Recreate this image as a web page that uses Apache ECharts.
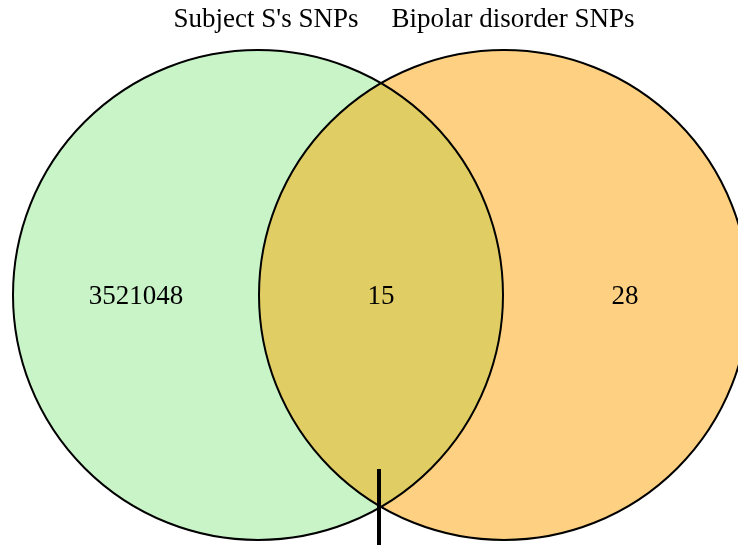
<!DOCTYPE html>
<html>
<head>
<meta charset="utf-8">
<script src="https://cdn.jsdelivr.net/npm/echarts@6/dist/echarts.min.js"></script>
<style>
html, body { margin: 0; padding: 0; background: #fff; }
#venn { width: 738px; height: 545px; }
</style>
</head>
<body>
<div id="venn"></div>
<script>
// sets and region counts
var setNames = ["Subject S's SNPs", "Bipolar disorder SNPs"];
var regionNames = ["left only", "both", "right only"];
var regionCounts = [3521048, 15, 28];

// layout, in the 738 x 545 data space of a hidden cartesian grid
var centersX = [258, 504];
var centerY = 295;
var radius = 245;
var titleX = [266, 513];
var titleY = 20;
var regionX = [136, 381, 625];
var markerX = 379, markerTop = 469;

var fills = ['#c8f4c8', '#fed182'];
var overlapFill = '#e0cd64';
var font = '"Liberation Serif", "DejaVu Serif", serif';

var chart = echarts.init(document.getElementById('venn'));

function renderVenn(params, api) {
    var c0 = api.coord([centersX[0], centerY]);
    var c1 = api.coord([centersX[1], centerY]);
    var r = api.size([radius, 0])[0];
    // intersection points of the two circles
    var d = c1[0] - c0[0];
    var a = d / 2;
    var h = Math.sqrt(r * r - a * a);
    var ix = c0[0] + a;
    var top = [ix, c0[1] - h], bot = [ix, c0[1] + h];
    var lens = 'M' + top[0] + ' ' + top[1] +
        ' A' + r + ' ' + r + ' 0 0 1 ' + bot[0] + ' ' + bot[1] +
        ' A' + r + ' ' + r + ' 0 0 1 ' + top[0] + ' ' + top[1] + ' Z';

    var children = [];
    [c0, c1].forEach(function (c, i) {
        children.push({
            type: 'circle',
            shape: { cx: c[0], cy: c[1], r: r },
            style: { fill: fills[i], stroke: null }
        });
    });
    children.push({
        type: 'path',
        shape: { pathData: lens },
        style: { fill: overlapFill, stroke: null }
    });
    [c0, c1].forEach(function (c) {
        children.push({
            type: 'circle',
            shape: { cx: c[0], cy: c[1], r: r },
            style: { fill: null, stroke: '#000', lineWidth: 2 }
        });
    });
    setNames.forEach(function (name, i) {
        var p = api.coord([titleX[i], titleY]);
        children.push({
            type: 'text',
            x: p[0], y: p[1],
            style: { text: name, fill: '#000', font: '27px ' + font, align: 'center', verticalAlign: 'middle' }
        });
    });
    regionCounts.forEach(function (v, i) {
        var p = api.coord([regionX[i], centerY]);
        children.push({
            type: 'text',
            x: p[0], y: p[1] + 2,
            style: { text: String(v), fill: '#000', font: '27px ' + font, align: 'center', verticalAlign: 'middle' }
        });
    });
    var m0 = api.coord([markerX, markerTop]);
    var m1 = api.coord([markerX, 545]);
    children.push({
        type: 'line',
        shape: { x1: m0[0], y1: m0[1], x2: m1[0], y2: m1[1] },
        style: { stroke: '#000', lineWidth: 4 }
    });
    return { type: 'group', children: children };
}

var option = {
    animation: false,
    grid: { left: 0, right: 0, top: 0, bottom: 0 },
    xAxis: { type: 'value', min: 0, max: 738, show: false },
    yAxis: { type: 'value', min: 0, max: 545, inverse: true, show: false },
    series: [{
        type: 'custom',
        clip: false,
        renderItem: renderVenn,
        data: [[0, 0]]
    }]
};
chart.setOption(option, true);
</script>
</body>
</html>
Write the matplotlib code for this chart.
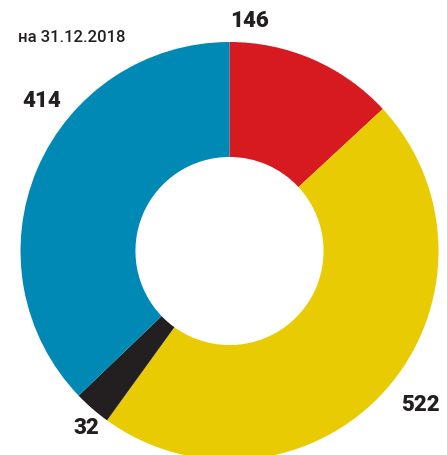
import matplotlib
matplotlib.use("Agg")
import matplotlib.pyplot as plt

values = [146, 522, 32, 414]
labels = ["146", "522", "32", "414"]
colors = ["#D71920", "#E9CB03", "#231F20", "#0089B4"]
date_label = "на 31.12.2018"

W, H = 447, 455
fig = plt.figure(figsize=(W / 100, H / 100), dpi=100)
cx, cy, R = 229.5, 251, 209
ax = fig.add_axes([(cx - R) / W, (H - cy - R) / H, 2 * R / W, 2 * R / H])
ax.pie(values, colors=colors, startangle=90, counterclock=False,
       radius=1.0, wedgeprops=dict(width=0.55, linewidth=0))
ax.set_xlim(-1, 1)
ax.set_ylim(-1, 1)
ax.set_aspect("equal")
ax.axis("off")

lab_pos = [(249, 21), (420, 405), (86, 428), (42, 101)]
for t, (x, y) in zip(labels, lab_pos):
    fig.text(x / W, 1 - y / H, t, ha="center", va="center",
             fontsize=16, fontweight="black", family=["Roboto", "DejaVu Sans"],
             color="#231F20")

fig.text(18 / W, 1 - 38 / H, date_label, ha="left", va="center",
         fontsize=12, fontweight="medium", family=["Roboto", "DejaVu Sans"],
         color="#231F20")

fig.savefig("out.png", dpi=100)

▶ [Your goal] Write down every line of the data above that includes the string "matplotlib".

▶ [Solution to the problem]
Write the matplotlib code for this chart.
import matplotlib
matplotlib.use("Agg")
import matplotlib.pyplot as plt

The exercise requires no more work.